Page:Revue des Deux Mondes - 1864 - tome 54.djvu/1009

Le texte de cette page a été corrigé et est conforme au fac-similé.

Il y a dans les religions brahmaniques, à côté des doctrines, un ensemble de rites dont le fond est toujours le même, et dont les parties accessoires varient selon la personne divine à laquelle ils s’adressent. Ces rites secondaires ont apparu avec les divinités nouvelles : ainsi la secte qui adore Krishna suit un rituel qui s’éloigne beaucoup du çivaïsme et du culte sévère des adorateurs de Vishnu ; mais outre ces rites secondaires il y a dans l’Inde certains rites fondamentaux dont l’analogie avec les rites chrétiens a frappé tous les savans. L’autel, le feu qui y brûle, le pain sacré et la liqueur spiritueuse du sôma que le prêtre consomme après les avoir offerts à la Divinité, la prière qu’il chante, et qui est toujours une rogation où les biens physiques et moraux sont demandés, tous ces éléments du culte se trouvent dans le brahmanisme sous toutes ses formes et à toutes les époques de son existence. Quand même on ne posséderait pas les textes du Vêda, on pourrait présumer que ces rites essentiels sont antérieurs à l’organisation de la société brahmanique et à la constitution définitive de cette religion. Ce n’est plus là d’ailleurs une hypothèse, puisque la lecture des hymnes védiques nous a dévoilé à la fois, dans ces dernières années, l’origine du panthéisme oriental, des divinités indiennes, de leurs figures, de leurs attributs symboliques, et enfin des rites permanens par lesquels on les honore encore aujourd’hui.

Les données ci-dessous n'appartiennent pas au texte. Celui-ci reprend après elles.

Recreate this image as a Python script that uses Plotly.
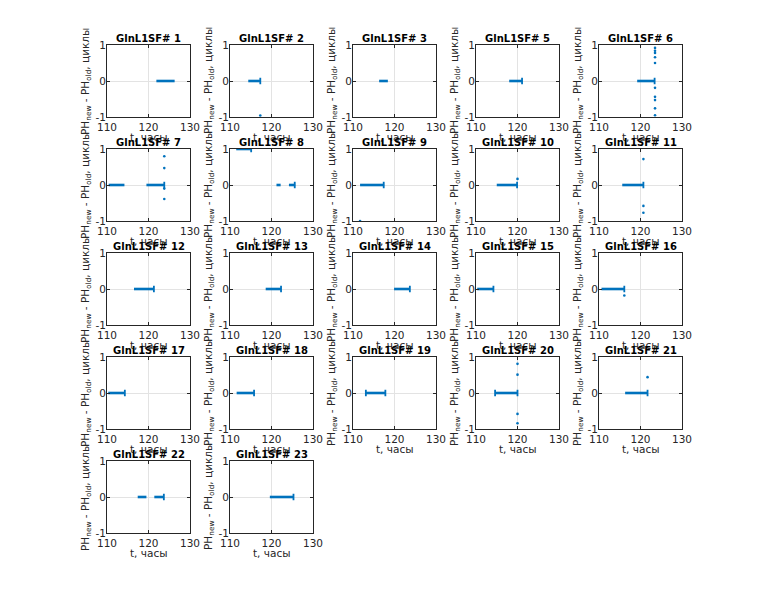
import plotly.graph_objects as go

# ---------------- data ----------------
panel_labels = [1, 2, 3, 5, 6, 7, 8, 9, 10, 11, 12, 13, 14, 15, 16, 17, 18, 19, 20, 21, 22, 23]

# dense runs of points (start time, end time, value)
seg_t0 = [[121.9], [114.4], [116.3], [118.0], [119.2], [110.4, 119.5], [111.5, 121.2, 124.2],
          [111.7], [115.0], [115.6], [116.5], [118.6], [119.9], [110.3], [110.6], [110.3],
          [111.6], [113.1], [114.6], [116.3], [117.4, 121.4], [119.6]]
seg_t1 = [[126.3], [117.4], [118.4], [121.1], [123.5], [114.2, 123.8], [115.1, 122.2, 125.7],
          [117.5], [119.9], [120.7], [121.3], [122.3], [123.7], [114.2], [116.1], [114.3],
          [115.8], [117.8], [120.0], [121.7], [119.5, 123.7], [125.3]]
seg_v = [[0], [0], [0], [0], [0], [0, 0], [1, 0, 0],
         [0], [0], [0], [0], [0], [0], [0], [0], [0],
         [0], [0], [0], [0], [0, 0], [0]]

# small vertical clusters at end of runs (time, value)
tick_t = [[], [117.3], [], [121.1], [123.4], [123.8], [115.1, 125.6],
          [117.4], [119.9], [120.7], [121.3], [122.3], [123.7], [114.2], [116.1], [114.3],
          [115.8], [113.1, 117.8], [114.6, 120.0], [121.7], [123.7], [125.3]]
tick_v = [[], [0], [], [0], [0], [0], [1, 0],
          [0], [0], [0], [0], [0], [0], [0], [0], [0],
          [0], [0, 0], [0, 0], [0], [0], [0]]

# isolated points
out_t = [[], [117.3], [], [], [123.5] * 10, [123.8] * 4, [],
         [111.7], [120.0], [120.7] * 3, [], [], [], [], [116.1], [],
         [], [], [120.0] * 4, [121.7], [], []]
out_v = [[], [-0.96], [], [], [0.92, 0.84, 0.78, 0.66, 0.5, -0.19, -0.44, -0.53, -0.76, -0.95],
         [0.8, 0.47, -0.1, -0.39], [],
         [-1.0], [0.17], [0.72, -0.58, -0.77], [], [], [], [], [-0.18], [],
         [], [], [0.81, 0.51, -0.58, -0.84], [0.44], [], []]

x_ticks = [110, 120, 130]
y_ticks = [-1, 0, 1]
y_tick_text = ["-1", "0", "1"]
x_title = "t, часы"
y_title = "PH<sub>new</sub> - PH<sub>old</sub>, циклы"
title_prefix = "GlnL1SF# "

# ---------------- layout ----------------
W, H = 760, 600
OFF = 8  # page body margin compensation
col_left = [107 - OFF, 230 - OFF, 353 - OFF, 476 - OFF, 599 - OFF]
ax_w = 83
row_top = [45 - OFF, 149 - OFF, 253 - OFF, 357 - OFF, 461 - OFF]
ax_h = 72

BLUE = "#0072BD"
AX = "#262626"
FONT = "DejaVu Sans"

fig = go.Figure()
layout = dict(template="none", width=W, height=H, margin=dict(l=0, r=0, t=0, b=0, pad=0),
              autosize=False,
              paper_bgcolor="white", plot_bgcolor="white", showlegend=False,
              font=dict(family=FONT, size=10, color=AX))
annotations = []
titles = []

for i, lab in enumerate(panel_labels):
    r, c = divmod(i, 5)
    k = i + 1
    xs = "" if k == 1 else str(k)
    xa, ya = "x" + xs, "y" + xs
    x0 = col_left[c] / W
    x1 = (col_left[c] + ax_w) / W
    y1 = 1 - row_top[r] / H
    y0 = 1 - (row_top[r] + ax_h) / H
    axcommon = dict(showline=True, mirror="ticks", linecolor=AX, linewidth=0.8,
                    ticks="inside", ticklen=3, tickcolor=AX, tickwidth=0.8,
                    showgrid=True, gridcolor="#e3e3e3", gridwidth=0.8, zeroline=False,
                    automargin=False,
                    tickfont=dict(family=FONT, size=10.5, color=AX), fixedrange=True)
    layout["xaxis" + xs] = dict(domain=[x0, x1], range=[110, 130], tickvals=x_ticks,
                                anchor=ya, **axcommon)
    layout["yaxis" + xs] = dict(domain=[y0, y1], range=[-1, 1], tickvals=y_ticks,
                                ticktext=y_tick_text, ticklabelstandoff=-2,
                                anchor=xa, **axcommon)

    # dense runs
    sx, sy = [], []
    for a, b, v in zip(seg_t0[i], seg_t1[i], seg_v[i]):
        sx += [a, b, None]
        sy += [v, v, None]
    fig.add_trace(go.Scatter(x=sx, y=sy, mode="lines", xaxis=xa, yaxis=ya,
                             line=dict(color=BLUE, width=2.6), hoverinfo="skip"))
    # end clusters
    tx, ty = [], []
    for t, v in zip(tick_t[i], tick_v[i]):
        tx += [t, t, None]
        ty += [v - 0.09, v + 0.09, None]
    if tx:
        fig.add_trace(go.Scatter(x=tx, y=ty, mode="lines", xaxis=xa, yaxis=ya,
                                 line=dict(color=BLUE, width=1.8), hoverinfo="skip"))
    # isolated points
    if out_t[i]:
        fig.add_trace(go.Scatter(x=out_t[i], y=out_v[i], mode="markers", xaxis=xa, yaxis=ya,
                                 marker=dict(color=BLUE, size=2.6, line=dict(width=0)),
                                 hoverinfo="skip"))

    xc = (x0 + x1) / 2
    annotations.append(dict(text=x_title, x=xc, y=y0, xref="paper", yref="paper",
                            xanchor="center", yanchor="top", yshift=-12, showarrow=False,
                            font=dict(family=FONT, size=10.5, color=AX)))
    annotations.append(dict(text=y_title, x=x0, y=(y0 + y1) / 2, xref="paper", yref="paper",
                            xanchor="center", yanchor="middle", xshift=-21, textangle=-90,
                            showarrow=False, font=dict(family=FONT, size=10.5, color=AX)))
    titles.append(dict(text="<b>" + title_prefix + str(lab) + "</b>", x=xc, y=y1,
                       xref="paper", yref="paper", xanchor="center", yanchor="bottom",
                       yshift=-1, showarrow=False, font=dict(family=FONT, size=10, color="black")))

layout["annotations"] = annotations + titles
fig.update_layout(**layout)
fig.write_html("out.html")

Krishna est une incarnation moderne de Vishnu. Brahmâ et Çivà ne sont pas non plus des divinités védiques. Le mot brahman est souvent employé dans le Vêda, mais pour signifier la prière, le rite, la religion, dont les actes s’accomplissent dans l’enceinte sacrée. L’autel en est comme la figure : il est quadrangulaire et regarde les quatre points cardinaux, ce qui plus tard a fait représenter Brahmâ avec quatre visages. La conception de ce dieu s’est substituée insensiblement à celle d’Agni, qui est à la fois le feu physique (en latin ignis), la chaleur vitale et le principe pensant toujours uni à la vie. Agni est la grande divinité des hymnes védiques. Le panthéisme ne s’y trouve qu’en germe et à l’état de tendance, mais il est déjà tout entier, pour ainsi dire formulé, dans les commentaires du Vêda qui furent composés entre la période des hymnes et les temps brahmaniques. C’est donc à cette époque que la pensée aryenne a pris dans l’Inde une direction définitive. Jusque-là, le naturalisme avait été le fond de ses doctrines : les grands phénomènes de la nature avaient seuls occupé la pensée de prêtres qui étaient en même temps poètes, pères de famille, laboureurs et guerriers. Au-delà de ces phénomènes, ils avaient conçu les forces d’où ils émanent, et, sans se faire d’illusion à eux-mêmes sur la réalité personnelle de ces puissances, ils leur avaient prêté l’intelligence et la vie. Dans cette porte de panthéon mythologique, Agni occupe la première place.